Innovative Leadership Significantly Impacts Worthington Industries Bottom Line by Facilitating Successful ERP Transition

by Maureen Metcalf

Company Profile

‘One of the Most Admired Companies’ in its industry per Fortune magazine, Worthington Industries, founded in 1955, grew from humble beginnings to a multi-billion dollar metal processing company. Today, the firm employs 8,000 people in 67 facilities throughout 11 countries. The company’s success is credited to its customer-centered philosophy, based on the Golden Rule. This philosophy, in addition to an unwavering commitment to the customer, and one of the strongest employee/employer partnerships in American industry serve as the company’s foundation.

Challenge and Vision

With the continuing growth and diversification of Worthington Industries, inventories naturally grew as well. As with many manufacturing firms, inventory has a significant impact on revenue and cash flow. Maintaining inventories larger than necessary negatively impacts the bottom line. Thus, the firm wanted to gain better insight into their inventories and processes and increase their supply chain information to a higher level of detail.

The company had a vision of further improving the level of customer service, while using less working capital and inventory. In order to achieve this goal, every process that impacted supply chain management and inventory needed to be closely evaluated. Surfacing every issue that could be preventing the firm from providing better customer service—new processes could be identified and implemented.
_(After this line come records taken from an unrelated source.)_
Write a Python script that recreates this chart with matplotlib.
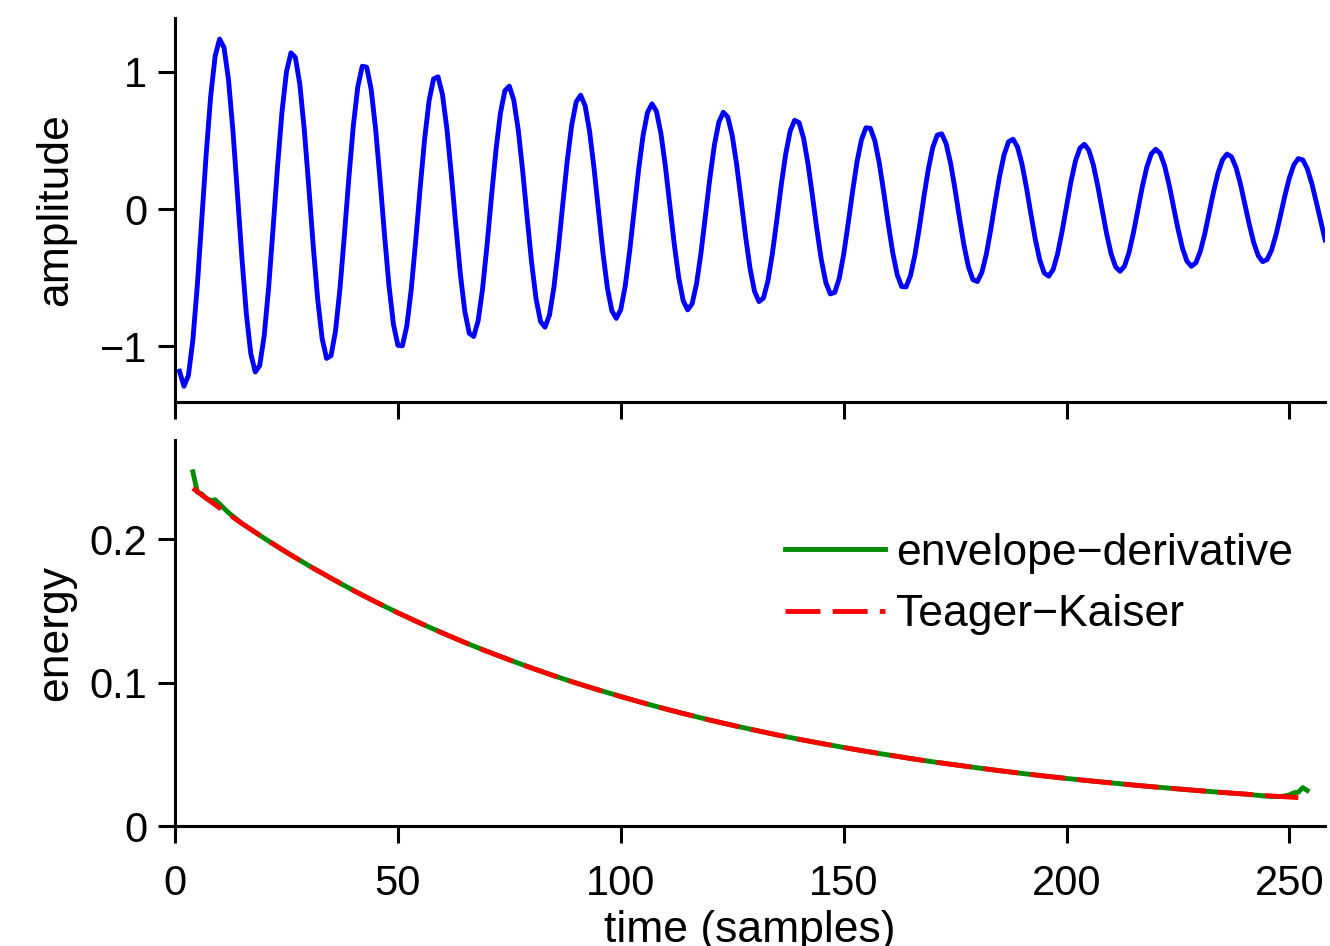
import matplotlib
matplotlib.use('Agg')
from matplotlib import pyplot as plt

plt.rcParams['font.family'] = ['Liberation Sans', 'DejaVu Sans']

# damped test signal, one value per sample (n = 1 .. 258)
amplitude = [
    -1.180, -1.290, -1.212, -0.954, -0.557, -0.081, 0.403, 0.821, 1.113, 1.237,
    1.174, 0.939, 0.565, 0.111, -0.355, -0.763, -1.053, -1.186, -1.139, -0.923,
    -0.572, -0.140, 0.310, 0.708, 0.998, 1.136, 1.103, 0.906, 0.577, 0.165,
    -0.267, -0.655, -0.942, -1.087, -1.067, -0.889, -0.580, -0.188, 0.228, 0.606,
    0.889, 1.039, 1.032, 0.871, 0.582, 0.210, -0.191, -0.558, -0.839, -0.992,
    -0.996, -0.851, -0.582, -0.228, 0.156, 0.512, 0.789, 0.947, 0.962, 0.832,
    0.581, 0.245, -0.123, -0.470, -0.743, -0.904, -0.928, -0.813, -0.579, -0.261,
    0.093, 0.429, 0.698, 0.861, 0.894, 0.792, 0.575, 0.274, -0.065, -0.391,
    -0.655, -0.819, -0.860, -0.772, -0.570, -0.286, 0.039, 0.354, 0.613, 0.780,
    0.828, 0.751, 0.565, 0.296, -0.015, -0.320, -0.575, -0.741, -0.796, -0.731,
    -0.559, -0.305, -0.008, 0.287, 0.536, 0.703, 0.765, 0.711, 0.551, 0.312,
    0.028, -0.257, -0.500, -0.667, -0.734, -0.690, -0.543, -0.318, -0.047, 0.228,
    0.466, 0.632, 0.704, 0.669, 0.535, 0.322, 0.065, -0.200, -0.433, -0.599,
    -0.674, -0.648, -0.525, -0.326, -0.081, 0.175, 0.401, 0.567, 0.646, 0.628,
    0.516, 0.329, 0.095, -0.151, -0.372, -0.535, -0.618, -0.607, -0.506, -0.331,
    -0.108, 0.128, 0.344, 0.505, 0.591, 0.587, 0.496, 0.332, 0.120, -0.107,
    -0.316, -0.477, -0.564, -0.567, -0.484, -0.332, -0.131, 0.088, 0.291, 0.449,
    0.538, 0.547, 0.474, 0.331, 0.141, -0.069, -0.266, -0.422, -0.514, -0.528,
    -0.462, -0.330, -0.149, 0.052, 0.243, 0.396, 0.490, 0.508, 0.451, 0.328,
    0.157, -0.036, -0.222, -0.372, -0.466, -0.489, -0.440, -0.325, -0.163, 0.021,
    0.201, 0.349, 0.443, 0.471, 0.428, 0.322, 0.169, -0.008, -0.181, -0.326,
    -0.421, -0.453, -0.416, -0.318, -0.174, -0.005, 0.162, 0.304, 0.400, 0.435,
    0.405, 0.314, 0.178, 0.017, -0.145, -0.284, -0.379, -0.417, -0.392, -0.309,
    -0.182, -0.028, 0.129, 0.264, 0.359, 0.400, 0.380, 0.304, 0.184, 0.037,
    -0.113, -0.245, -0.340, -0.383, -0.368, -0.299, -0.186, -0.046, 0.099, 0.228,
    0.322, 0.367, 0.357, 0.294, 0.188, 0.055, -0.085, -0.225,
]
samples = list(range(1, len(amplitude) + 1))

# Teager-Kaiser energy
tk_n = [4, 5, 6, 8, 10, 15, 20, 25, 30, 35, 40, 45, 50, 55, 60, 65, 70, 75, 80,
        85, 90, 95, 100, 105, 110, 115, 120, 125, 130, 135, 140, 145, 150, 155,
        160, 165, 170, 175, 180, 185, 190, 195, 200, 205, 210, 215, 220, 225,
        230, 235, 240, 245, 250, 252]
tk_energy = [0.2355, 0.2332, 0.2308, 0.2263, 0.2218, 0.2110, 0.2007, 0.1909,
             0.1816, 0.1728, 0.1643, 0.1563, 0.1487, 0.1415, 0.1346, 0.1280,
             0.1218, 0.1159, 0.1102, 0.1048, 0.0997, 0.0949, 0.0903, 0.0859,
             0.0817, 0.0777, 0.0739, 0.0703, 0.0669, 0.0636, 0.0605, 0.0576,
             0.0548, 0.0521, 0.0496, 0.0471, 0.0448, 0.0427, 0.0406, 0.0386,
             0.0367, 0.0349, 0.0332, 0.0316, 0.0301, 0.0286, 0.0272, 0.0259,
             0.0246, 0.0234, 0.0223, 0.0212, 0.0202, 0.0198]

# envelope-derivative energy
ed_n = [4, 5, 6, 7, 8, 9, 10, 11, 12, 13, 15, 20, 25, 30, 35, 40, 45, 50, 55,
        60, 65, 70, 75, 80, 85, 90, 95, 100, 105, 110, 115, 120, 125, 130, 135,
        140, 145, 150, 155, 160, 165, 170, 175, 180, 185, 190, 195, 200, 205,
        210, 215, 220, 225, 230, 235, 240, 245, 247, 248, 249, 250, 251, 252,
        253, 254]
ed_energy = [0.2470, 0.2330, 0.2315, 0.2285, 0.2270, 0.2275, 0.2245, 0.2215,
             0.2185, 0.2160, 0.2110, 0.2007, 0.1909, 0.1816, 0.1728, 0.1643,
             0.1563, 0.1487, 0.1415, 0.1346, 0.1280, 0.1218, 0.1159, 0.1102,
             0.1048, 0.0997, 0.0949, 0.0903, 0.0859, 0.0817, 0.0777, 0.0739,
             0.0703, 0.0669, 0.0636, 0.0605, 0.0576, 0.0548, 0.0521, 0.0496,
             0.0471, 0.0448, 0.0427, 0.0406, 0.0386, 0.0367, 0.0349, 0.0332,
             0.0316, 0.0301, 0.0286, 0.0272, 0.0259, 0.0246, 0.0234, 0.0223,
             0.0208, 0.0205, 0.0206, 0.0210, 0.0217, 0.0232, 0.0236, 0.0268,
             0.0248]

x_ticks = [0, 50, 100, 150, 200, 250]
amp_ticks = [-1, 0, 1]
amp_labels = ['\u22121', '0', '1']
energy_ticks = [0, 0.1, 0.2]
energy_labels = ['0', '0.1', '0.2']

fig = plt.figure(figsize=(13.3, 9.46), dpi=100)
ax1 = fig.add_axes([0.1316, 0.5751, 0.8647, 0.4059])
ax2 = fig.add_axes([0.1316, 0.1268, 0.8647, 0.4081])

for ax in (ax1, ax2):
    ax.spines['top'].set_visible(False)
    ax.spines['right'].set_visible(False)
    ax.spines['left'].set_linewidth(2.2)
    ax.spines['bottom'].set_linewidth(2.2)
    ax.set_xlim(0, 258)
    ax.set_xticks(x_ticks)
    ax.tick_params(direction='out', length=12, width=2.2, labelsize=30)
    ax.tick_params(axis='y', pad=8)
    ax.tick_params(axis='x', pad=15)

# top panel: signal
ax1.plot(samples, amplitude, color='#0000ff', lw=3.5)
ax1.set_ylim(-1.404, 1.39)
ax1.set_yticks(amp_ticks)
ax1.set_yticklabels(amp_labels)
ax1.tick_params(axis='x', labelbottom=False)
ax1.set_ylabel('amplitude', fontsize=32)
ax1.yaxis.set_label_coords(-0.086, 0.5)

# bottom panel: energies
ax2.plot(ed_n, ed_energy, color='#008b00', lw=3.5, label='envelope\u2212derivative')
ax2.plot(tk_n, tk_energy, color='#ff0000', lw=3.5, linestyle=(0, (7.2, 2.5)),
         label='Teager\u2212Kaiser')
ax2.set_ylim(0, 0.2692)
ax2.set_yticks(energy_ticks)
ax2.set_yticklabels(energy_labels)
ax2.set_ylabel('energy', fontsize=32)
ax2.yaxis.set_label_coords(-0.086, 0.5)
ax2.set_xlabel('time (samples)', fontsize=32)
ax2.xaxis.set_label_coords(0.5, -0.2176)

ax2.legend(loc='upper left', bbox_to_anchor=(0.5304, 0.759), frameon=False,
           fontsize=32, handlelength=2.25, handletextpad=0.25,
           labelspacing=0.46, borderpad=0, borderaxespad=0)

fig.savefig('out.png', dpi=100)
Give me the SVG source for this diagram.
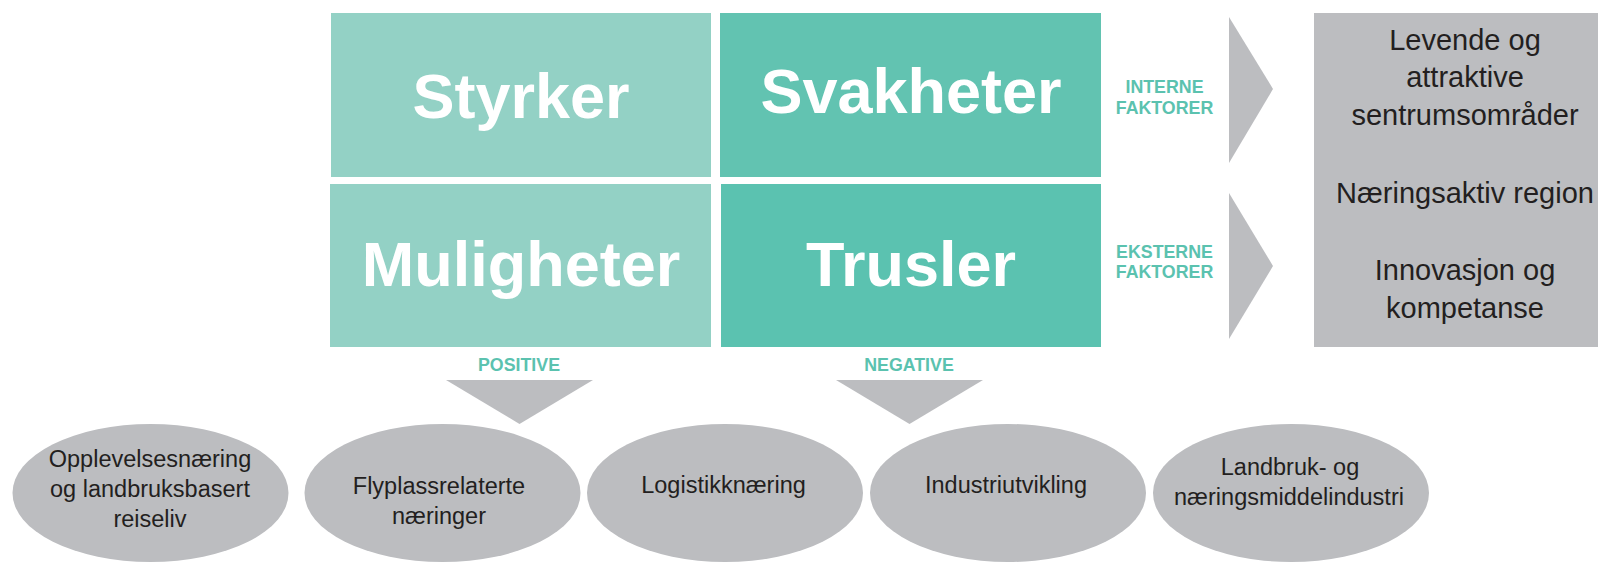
<svg xmlns="http://www.w3.org/2000/svg" width="1598" height="562" viewBox="0 0 1598 562">
  <style>
    .big { font-family: "Liberation Sans", Arial, sans-serif; font-weight: bold; font-size: 63px; fill: #ffffff; text-anchor: middle; }
    .lbl { font-family: "Liberation Sans", Arial, sans-serif; font-weight: bold; font-size: 17.8px; fill: #5BC2AF; text-anchor: middle; }
    .gt { font-family: "Liberation Sans", Arial, sans-serif; font-size: 29px; fill: #231F20; text-anchor: middle; }
    .et { font-family: "Liberation Sans", Arial, sans-serif; font-size: 23.5px; fill: #231F20; text-anchor: middle; }
    .gray { fill: #BCBDC0; }
  </style>
  <rect width="1598" height="562" fill="#ffffff"/>

  <g id="styrker">
    <rect x="331" y="13" width="380" height="164" fill="#93D1C5"/>
    <text class="big" x="521" y="118">Styrker</text>
  </g>
  <g id="svakheter">
    <rect x="720" y="13" width="381" height="164" fill="#62C3B1"/>
    <text class="big" x="911" y="113">Svakheter</text>
  </g>
  <g id="muligheter">
    <rect x="330" y="184" width="381" height="163" fill="#93D1C5"/>
    <text class="big" x="521" y="286">Muligheter</text>
  </g>
  <g id="trusler">
    <rect x="721" y="184" width="380" height="163" fill="#5BC2B0"/>
    <text class="big" x="911" y="286">Trusler</text>
  </g>

  <g id="label-interne">
    <text class="lbl" x="1164.5" y="93">INTERNE</text>
    <text class="lbl" x="1164.5" y="114">FAKTORER</text>
  </g>
  <g id="label-eksterne">
    <text class="lbl" x="1164.5" y="258">EKSTERNE</text>
    <text class="lbl" x="1164.5" y="278">FAKTORER</text>
  </g>
  <g id="label-positive">
    <text class="lbl" x="519" y="371">POSITIVE</text>
  </g>
  <g id="label-negative">
    <text class="lbl" x="909" y="371">NEGATIVE</text>
  </g>

  <g id="connectors" class="gray">
    <polygon points="1229,17 1273,89 1229,163"/>
    <polygon points="1229,193 1273,266 1229,339"/>
    <polygon points="446,380 593,380 519.5,424"/>
    <polygon points="836,380 983,380 909.5,424"/>
  </g>

  <g id="goals">
    <rect class="gray" x="1314" y="13" width="300" height="334"/>
    <text class="gt" x="1465" y="50">Levende og</text>
    <text class="gt" x="1465" y="87">attraktive</text>
    <text class="gt" x="1465" y="125">sentrumsområder</text>
    <text class="gt" x="1465" y="203">Næringsaktiv region</text>
    <text class="gt" x="1465" y="280">Innovasjon og</text>
    <text class="gt" x="1465" y="318">kompetanse</text>
  </g>

  <g id="opplevelse">
    <ellipse class="gray" cx="150.5" cy="493" rx="138" ry="69"/>
    <text class="et" x="150" y="467">Opplevelsesnæring</text>
    <text class="et" x="150" y="497">og landbruksbasert</text>
    <text class="et" x="150" y="527">reiseliv</text>
  </g>
  <g id="flyplass">
    <ellipse class="gray" cx="442.5" cy="493" rx="138" ry="69"/>
    <text class="et" x="439" y="494">Flyplassrelaterte</text>
    <text class="et" x="439" y="524">næringer</text>
  </g>
  <g id="logistikk">
    <ellipse class="gray" cx="725" cy="493" rx="138" ry="69"/>
    <text class="et" x="723.5" y="493">Logistikknæring</text>
  </g>
  <g id="industri">
    <ellipse class="gray" cx="1008" cy="493" rx="138" ry="69"/>
    <text class="et" x="1006" y="493">Industriutvikling</text>
  </g>
  <g id="landbruk">
    <ellipse class="gray" cx="1291" cy="493" rx="138" ry="69"/>
    <text class="et" x="1290" y="475">Landbruk- og</text>
    <text class="et" x="1289" y="505">næringsmiddelindustri</text>
  </g>
</svg>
The goal for the company was to improve its overall bottom line, by focusing on the following areas:

  • Improving overall business processes
  • Improving inventory management
  • Reducing scrap
  • Increasing efficiency of operational processes from sales order process to purchasing and logistics.

The Solution:

The technology chosen to support the goal was Oracle’s ERP solution.  However implementing the system across a large organization would require much more than a technology installation.  In order to be successful, organizational changes would need to be made and learning new processes and a different way of doing business would be required.

“I hired Maureen Metcalf and the Innovative Leadership Institute as a consultant to help us migrate our organization from the existing environment to the vision we had for more efficient processes,” explained, Ralph Spitzen,  Director, Continuous Improvement, Worthington Steel.  We were looking for someone who was schooled in organizational change management, and someone who would bring a defined approach and methodology for managing the changes necessary.

“Maureen worked with us from a high level to develop a strategic plan to bring about change.  The implementation of the Oracle system also required us to review a level of detail such as evaluating positions, defining new roles and determining what the new organization would look like,” noted Spitzen.

Metcalf & Associates took a holistic view of the challenges and made practical recommendations that could be implemented in a manufacturing environment. They quickly delivered tangible value and modified their approach when changes arose. Their contribution made a significant impact on our ability to implement successfully. Metcalf created much of the foundation material that allowed for successful implementation, including tools such as:

  • An end to end flow chart defining business processes impacted by the system—with  color coding indicating the impact of change on people,  customers, high risk areas and new processes.
  • An online tool to explain and communicate the changes to the entire organization and each job function.
  • A Job re-definement prior to system launch that helped to minimize change on high impact positions.
  • Standard operating procedures for processes that would change significantly.

“Metcalf’s ‘start, stop guide’ was an effective tool for Worthington Industries. All the actions and processes that the organization needed to stop doing, continue doing, and start doing were listed in a formal document which served as a plan for implementing change.  The key was to communicate the plan thoroughly and repeatedly throughout the organization to everyone who was involved or affected in any way,” explained Spitzen.

“Maureen was instrumental in helping to create a communications plan and to build training programs around the changes needed,” said Spitzen.

“We’re committed to achieving a higher level of customer service with less working capital and inventory,” said Spitzen.